Yesterday, the DC area received its first dusting of snow of this winter season. This morning/afternoon, as temperatures are slowly rising above freezing, the snow is starting to melt. It was nice to see snow falling. This weather is rather conducive to staying inside all day, in pajamas, with hot chocolate, Campbell's Chicken & Stars soup, saltine crackers and Havarti cheese, and a good book.

I'm presently making my way through Climate Change and Biodiversity (Lovejoy and Hannah eds. 2005)- a whirlwind tour reviewing the body of literature and data examining impacts of climate and environmental changes on global biodiversity. I'm hoping that reading this review will inspire me to buckle down and start doing my own literature review, which will enable me to begin forming research plans for my dissertation and write a proposal for grant funds from somewhere so that I can fund a dissertation.

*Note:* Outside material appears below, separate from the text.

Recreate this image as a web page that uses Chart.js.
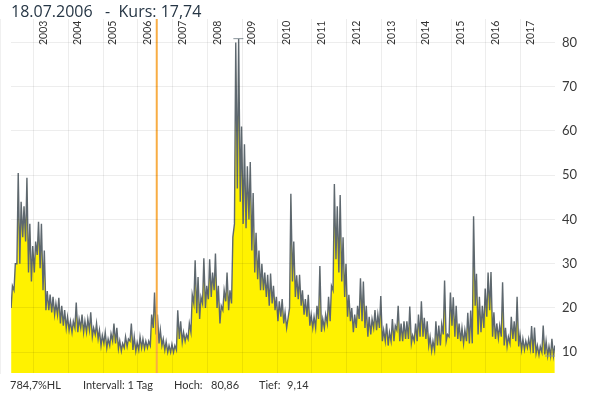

I had forgotten about winter. How gray and cold it is...which probably sounds silly. I had also forgotten about the amount of daylight, or lack thereof. At least my parents don't live in northern Europe. I miss living around the equator, where the sun rises and sets dependably at the same time every day- around 6:30 am and 6:30 pm. Always a dependable and lengthy amount of daylight. It's conducive to rising with the sun and getting things done before the mid-day gets too hot. Then, once the sun goes down, the early evening is favorable for getting things done as well. Here in the U.S., in the mid-northern hemisphere where seasons play a factor in the temperature as well as the amount of available daylight, getting things done seems to be restricted to the few mid-day daylight hours. Early in the morning, it's too dark and cold, as is the evening. Daylight is gray. And what few, strategically placed, manicured trees people have allowed there to be have no leaves and all seem dead during this time of year. I need to move somewhere warm. Soon.